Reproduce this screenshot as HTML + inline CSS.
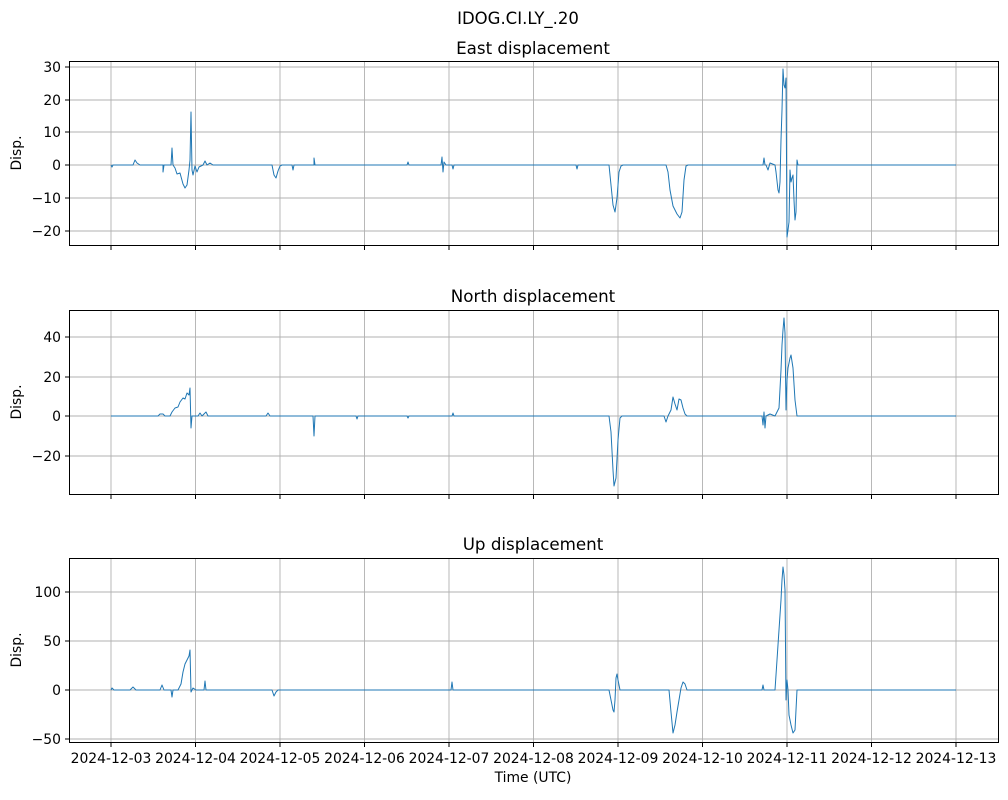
<!DOCTYPE html>
<html><head><meta charset="utf-8"><style>
body{margin:0;background:#fff;}
svg text{font-family:"DejaVu Sans","Liberation Sans",sans-serif;fill:#000;}
</style></head><body>
<svg width="1008" height="795" xmlns="http://www.w3.org/2000/svg">
<defs>
<g id="vg" stroke="#b0b0b0" stroke-width="0.9">
<line x1="111" x2="111" y1="0" y2="184"/><line x1="195.5" x2="195.5" y1="0" y2="184"/><line x1="280" x2="280" y1="0" y2="184"/><line x1="364.5" x2="364.5" y1="0" y2="184"/><line x1="449" x2="449" y1="0" y2="184"/><line x1="533.5" x2="533.5" y1="0" y2="184"/><line x1="618" x2="618" y1="0" y2="184"/><line x1="702.5" x2="702.5" y1="0" y2="184"/><line x1="787" x2="787" y1="0" y2="184"/><line x1="871.5" x2="871.5" y1="0" y2="184"/><line x1="956" x2="956" y1="0" y2="184"/>
</g>
<g id="xt" stroke="#000" stroke-width="1"><line x1="111" x2="111" y1="0" y2="4"/><line x1="195.5" x2="195.5" y1="0" y2="4"/><line x1="280" x2="280" y1="0" y2="4"/><line x1="364.5" x2="364.5" y1="0" y2="4"/><line x1="449" x2="449" y1="0" y2="4"/><line x1="533.5" x2="533.5" y1="0" y2="4"/><line x1="618" x2="618" y1="0" y2="4"/><line x1="702.5" x2="702.5" y1="0" y2="4"/><line x1="787" x2="787" y1="0" y2="4"/><line x1="871.5" x2="871.5" y1="0" y2="4"/><line x1="956" x2="956" y1="0" y2="4"/></g>
</defs>
<rect width="1008" height="795" fill="#fff"/>
<text x="518" y="24" font-size="16.5" text-anchor="middle">IDOG.CI.LY_.20</text>

<use href="#vg" y="61"/><use href="#vg" y="310"/><use href="#vg" y="558"/>
<g stroke="#b0b0b0" stroke-width="0.9">
<line x1="69" x2="998" y1="67" y2="67"/><line x1="69" x2="998" y1="100" y2="100"/><line x1="69" x2="998" y1="132" y2="132"/><line x1="69" x2="998" y1="165" y2="165"/><line x1="69" x2="998" y1="198" y2="198"/><line x1="69" x2="998" y1="231" y2="231"/>
<line x1="69" x2="998" y1="337" y2="337"/><line x1="69" x2="998" y1="377" y2="377"/><line x1="69" x2="998" y1="416" y2="416"/><line x1="69" x2="998" y1="456" y2="456"/>
<line x1="69" x2="998" y1="592" y2="592"/><line x1="69" x2="998" y1="641" y2="641"/><line x1="69" x2="998" y1="690" y2="690"/><line x1="69" x2="998" y1="739" y2="739"/>
</g>

<g fill="none" stroke="#1f77b4" stroke-width="1" stroke-linejoin="round">
<polyline points="111,165 112,167 113,165 133,165 135,160 137,163 140,165 163,165 163,172 164,165 171,165 172,148 173,165 175,168 177,174 180,173 183,184 185,188 187,185 189,170 190,160 191,112 192,170 193,175 195,166 197,172 199,167 203,165 205,161 207,165 210,163 213,165 272,165 274,175 276,178 278,171 280,166 282,165 292,165 293,170 294,165 314,165 314,158 315,165 407,165 408,162 409,165 441,165 442,157 443,172 444,162 446,165 452,165 453,169 454,165 576,165 577,169 578,165 609,165 611,185 613,205 615,212 617,198 619,172 621,166 623,165 666,165 668,172 670,190 673,206 677,214 680,218 682,212 684,180 686,166 688,165 763,165 764,158 765,165 766,165 768,170 770,163 775,165 776,172 778,190 779,193 780,182 781,140 782,110 783,69 784,85 785,88 786,78 787,237 788,230 789,222 790,170 791,182 792,178 793,175 794,200 795,220 796,212 797,160 798,165 956,165"/>
<polyline points="111,416 150,416 158,416 160,414 163,414 165,416 170,416 172,412 175,408 178,407 180,402 183,398 185,399 187,393 189,395 190,388 191,428 192,416 198,416 200,413 202,416 206,412 208,416 266,416 268,413 270,416 296,416 313,416 314,436 315,416 356,416 357,419 358,416 407,416 408,418 409,416 452,416 453,413 454,416 609,416 611,432 613,470 614,486 616,478 618,440 620,418 622,416 664,416 666,422 668,416 671,410 673,397 675,404 677,410 679,399 681,400 683,408 685,414 687,416 762,416 763,425 764,412 765,428 766,416 770,414 775,416 777,412 779,408 781,370 782,345 783,330 784,318 785,333 786,410 787,380 788,368 790,358 791,355 793,368 795,400 797,416 956,416"/>
<polyline points="111,690 112,688 114,690 130,690 133,687 136,690 160,690 162,685 164,690 171,690 172,697 173,690 178,690 181,684 183,672 185,664 187,660 189,656 190,650 191,692 193,688 196,690 204,690 205,681 206,690 272,690 274,696 276,692 278,690 296,690 451,690 452,682 453,690 609,690 611,700 613,710 614,712 615,700 616,678 617,674 618,680 620,690 669,690 671,712 673,733 675,725 677,712 679,700 681,688 683,682 685,684 687,690 762,690 763,685 764,690 775,690 777,660 779,630 781,600 782,580 783,567 784,575 785,590 786,700 787,680 788,690 789,715 791,725 793,733 795,730 797,690 956,690"/>
</g>

<g fill="none" stroke="#000" stroke-width="1">
<rect x="69.5" y="61.5" width="929" height="184"/>
<rect x="69.5" y="310.5" width="929" height="184"/>
<rect x="69.5" y="558.5" width="929" height="184"/>
</g>
<use href="#xt" y="246"/><use href="#xt" y="495"/><use href="#xt" y="743"/>
<g stroke="#000">
<line x1="65" x2="69" y1="67" y2="67"/><line x1="65" x2="69" y1="100" y2="100"/><line x1="65" x2="69" y1="132" y2="132"/><line x1="65" x2="69" y1="165" y2="165"/><line x1="65" x2="69" y1="198" y2="198"/><line x1="65" x2="69" y1="231" y2="231"/>
<line x1="65" x2="69" y1="337" y2="337"/><line x1="65" x2="69" y1="377" y2="377"/><line x1="65" x2="69" y1="416" y2="416"/><line x1="65" x2="69" y1="456" y2="456"/>
<line x1="65" x2="69" y1="592" y2="592"/><line x1="65" x2="69" y1="641" y2="641"/><line x1="65" x2="69" y1="690" y2="690"/><line x1="65" x2="69" y1="739" y2="739"/>
</g>
<g font-size="13.9" text-anchor="end">
<text x="61" y="72">30</text><text x="61" y="105">20</text><text x="61" y="137">10</text><text x="61" y="170">0</text><text x="61" y="203">−10</text><text x="61" y="236">−20</text>
<text x="61" y="342">40</text><text x="61" y="382">20</text><text x="61" y="421">0</text><text x="61" y="461">−20</text>
<text x="61" y="597">100</text><text x="61" y="646">50</text><text x="61" y="695">0</text><text x="61" y="744">−50</text>
</g>
<g font-size="16.7" text-anchor="middle">
<text x="533" y="54">East displacement</text>
<text x="533" y="302">North displacement</text>
<text x="533" y="550">Up displacement</text>
</g>
<g font-size="13.9" text-anchor="middle">
<text transform="translate(21,153) rotate(-90)">Disp.</text>
<text transform="translate(21,402) rotate(-90)">Disp.</text>
<text transform="translate(21,650) rotate(-90)">Disp.</text>
<text x="111" y="763">2024-12-03</text><text x="195.5" y="763">2024-12-04</text><text x="280" y="763">2024-12-05</text><text x="364.5" y="763">2024-12-06</text><text x="449" y="763">2024-12-07</text><text x="533.5" y="763">2024-12-08</text><text x="618" y="763">2024-12-09</text><text x="702.5" y="763">2024-12-10</text><text x="787" y="763">2024-12-11</text><text x="871.5" y="763">2024-12-12</text><text x="956" y="763">2024-12-13</text>
<text x="533" y="782">Time (UTC)</text>
</g>
</svg>
</body></html>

------------------------------------

Goal → Take the listing above and print it exactly, apart from the pictures.

Response to the task →
Reproduce this screenshot as HTML + inline CSS.
<!DOCTYPE html>
<html><head><meta charset="utf-8"><style>
body{margin:0;background:#fff;}
svg text{font-family:"DejaVu Sans","Liberation Sans",sans-serif;fill:#000;}
</style></head><body>
<svg width="1008" height="795" xmlns="http://www.w3.org/2000/svg">
<defs>
<g id="vg" stroke="#b0b0b0" stroke-width="0.9">
<line x1="111" x2="111" y1="0" y2="184"/><line x1="195.5" x2="195.5" y1="0" y2="184"/><line x1="280" x2="280" y1="0" y2="184"/><line x1="364.5" x2="364.5" y1="0" y2="184"/><line x1="449" x2="449" y1="0" y2="184"/><line x1="533.5" x2="533.5" y1="0" y2="184"/><line x1="618" x2="618" y1="0" y2="184"/><line x1="702.5" x2="702.5" y1="0" y2="184"/><line x1="787" x2="787" y1="0" y2="184"/><line x1="871.5" x2="871.5" y1="0" y2="184"/><line x1="956" x2="956" y1="0" y2="184"/>
</g>
<g id="xt" stroke="#000" stroke-width="1"><line x1="111" x2="111" y1="0" y2="4"/><line x1="195.5" x2="195.5" y1="0" y2="4"/><line x1="280" x2="280" y1="0" y2="4"/><line x1="364.5" x2="364.5" y1="0" y2="4"/><line x1="449" x2="449" y1="0" y2="4"/><line x1="533.5" x2="533.5" y1="0" y2="4"/><line x1="618" x2="618" y1="0" y2="4"/><line x1="702.5" x2="702.5" y1="0" y2="4"/><line x1="787" x2="787" y1="0" y2="4"/><line x1="871.5" x2="871.5" y1="0" y2="4"/><line x1="956" x2="956" y1="0" y2="4"/></g>
</defs>
<rect width="1008" height="795" fill="#fff"/>
<text x="518" y="24" font-size="16.5" text-anchor="middle">IDOG.CI.LY_.20</text>

<use href="#vg" y="61"/><use href="#vg" y="310"/><use href="#vg" y="558"/>
<g stroke="#b0b0b0" stroke-width="0.9">
<line x1="69" x2="998" y1="67" y2="67"/><line x1="69" x2="998" y1="100" y2="100"/><line x1="69" x2="998" y1="132" y2="132"/><line x1="69" x2="998" y1="165" y2="165"/><line x1="69" x2="998" y1="198" y2="198"/><line x1="69" x2="998" y1="231" y2="231"/>
<line x1="69" x2="998" y1="337" y2="337"/><line x1="69" x2="998" y1="377" y2="377"/><line x1="69" x2="998" y1="416" y2="416"/><line x1="69" x2="998" y1="456" y2="456"/>
<line x1="69" x2="998" y1="592" y2="592"/><line x1="69" x2="998" y1="641" y2="641"/><line x1="69" x2="998" y1="690" y2="690"/><line x1="69" x2="998" y1="739" y2="739"/>
</g>

<g fill="none" stroke="#1f77b4" stroke-width="1" stroke-linejoin="round">
<polyline points="111,165 112,167 113,165 133,165 135,160 137,163 140,165 163,165 163,172 164,165 171,165 172,148 173,165 175,168 177,174 180,173 183,184 185,188 187,185 189,170 190,160 191,112 192,170 193,175 195,166 197,172 199,167 203,165 205,161 207,165 210,163 213,165 272,165 274,175 276,178 278,171 280,166 282,165 292,165 293,170 294,165 314,165 314,158 315,165 407,165 408,162 409,165 441,165 442,157 443,172 444,162 446,165 452,165 453,169 454,165 576,165 577,169 578,165 609,165 611,185 613,205 615,212 617,198 619,172 621,166 623,165 666,165 668,172 670,190 673,206 677,214 680,218 682,212 684,180 686,166 688,165 763,165 764,158 765,165 766,165 768,170 770,163 775,165 776,172 778,190 779,193 780,182 781,140 782,110 783,69 784,85 785,88 786,78 787,237 788,230 789,222 790,170 791,182 792,178 793,175 794,200 795,220 796,212 797,160 798,165 956,165"/>
<polyline points="111,416 150,416 158,416 160,414 163,414 165,416 170,416 172,412 175,408 178,407 180,402 183,398 185,399 187,393 189,395 190,388 191,428 192,416 198,416 200,413 202,416 206,412 208,416 266,416 268,413 270,416 296,416 313,416 314,436 315,416 356,416 357,419 358,416 407,416 408,418 409,416 452,416 453,413 454,416 609,416 611,432 613,470 614,486 616,478 618,440 620,418 622,416 664,416 666,422 668,416 671,410 673,397 675,404 677,410 679,399 681,400 683,408 685,414 687,416 762,416 763,425 764,412 765,428 766,416 770,414 775,416 777,412 779,408 781,370 782,345 783,330 784,318 785,333 786,410 787,380 788,368 790,358 791,355 793,368 795,400 797,416 956,416"/>
<polyline points="111,690 112,688 114,690 130,690 133,687 136,690 160,690 162,685 164,690 171,690 172,697 173,690 178,690 181,684 183,672 185,664 187,660 189,656 190,650 191,692 193,688 196,690 204,690 205,681 206,690 272,690 274,696 276,692 278,690 296,690 451,690 452,682 453,690 609,690 611,700 613,710 614,712 615,700 616,678 617,674 618,680 620,690 669,690 671,712 673,733 675,725 677,712 679,700 681,688 683,682 685,684 687,690 762,690 763,685 764,690 775,690 777,660 779,630 781,600 782,580 783,567 784,575 785,590 786,700 787,680 788,690 789,715 791,725 793,733 795,730 797,690 956,690"/>
</g>

<g fill="none" stroke="#000" stroke-width="1">
<rect x="69.5" y="61.5" width="929" height="184"/>
<rect x="69.5" y="310.5" width="929" height="184"/>
<rect x="69.5" y="558.5" width="929" height="184"/>
</g>
<use href="#xt" y="246"/><use href="#xt" y="495"/><use href="#xt" y="743"/>
<g stroke="#000">
<line x1="65" x2="69" y1="67" y2="67"/><line x1="65" x2="69" y1="100" y2="100"/><line x1="65" x2="69" y1="132" y2="132"/><line x1="65" x2="69" y1="165" y2="165"/><line x1="65" x2="69" y1="198" y2="198"/><line x1="65" x2="69" y1="231" y2="231"/>
<line x1="65" x2="69" y1="337" y2="337"/><line x1="65" x2="69" y1="377" y2="377"/><line x1="65" x2="69" y1="416" y2="416"/><line x1="65" x2="69" y1="456" y2="456"/>
<line x1="65" x2="69" y1="592" y2="592"/><line x1="65" x2="69" y1="641" y2="641"/><line x1="65" x2="69" y1="690" y2="690"/><line x1="65" x2="69" y1="739" y2="739"/>
</g>
<g font-size="13.9" text-anchor="end">
<text x="61" y="72">30</text><text x="61" y="105">20</text><text x="61" y="137">10</text><text x="61" y="170">0</text><text x="61" y="203">−10</text><text x="61" y="236">−20</text>
<text x="61" y="342">40</text><text x="61" y="382">20</text><text x="61" y="421">0</text><text x="61" y="461">−20</text>
<text x="61" y="597">100</text><text x="61" y="646">50</text><text x="61" y="695">0</text><text x="61" y="744">−50</text>
</g>
<g font-size="16.7" text-anchor="middle">
<text x="533" y="54">East displacement</text>
<text x="533" y="302">North displacement</text>
<text x="533" y="550">Up displacement</text>
</g>
<g font-size="13.9" text-anchor="middle">
<text transform="translate(21,153) rotate(-90)">Disp.</text>
<text transform="translate(21,402) rotate(-90)">Disp.</text>
<text transform="translate(21,650) rotate(-90)">Disp.</text>
<text x="111" y="763">2024-12-03</text><text x="195.5" y="763">2024-12-04</text><text x="280" y="763">2024-12-05</text><text x="364.5" y="763">2024-12-06</text><text x="449" y="763">2024-12-07</text><text x="533.5" y="763">2024-12-08</text><text x="618" y="763">2024-12-09</text><text x="702.5" y="763">2024-12-10</text><text x="787" y="763">2024-12-11</text><text x="871.5" y="763">2024-12-12</text><text x="956" y="763">2024-12-13</text>
<text x="533" y="782">Time (UTC)</text>
</g>
</svg>
</body></html>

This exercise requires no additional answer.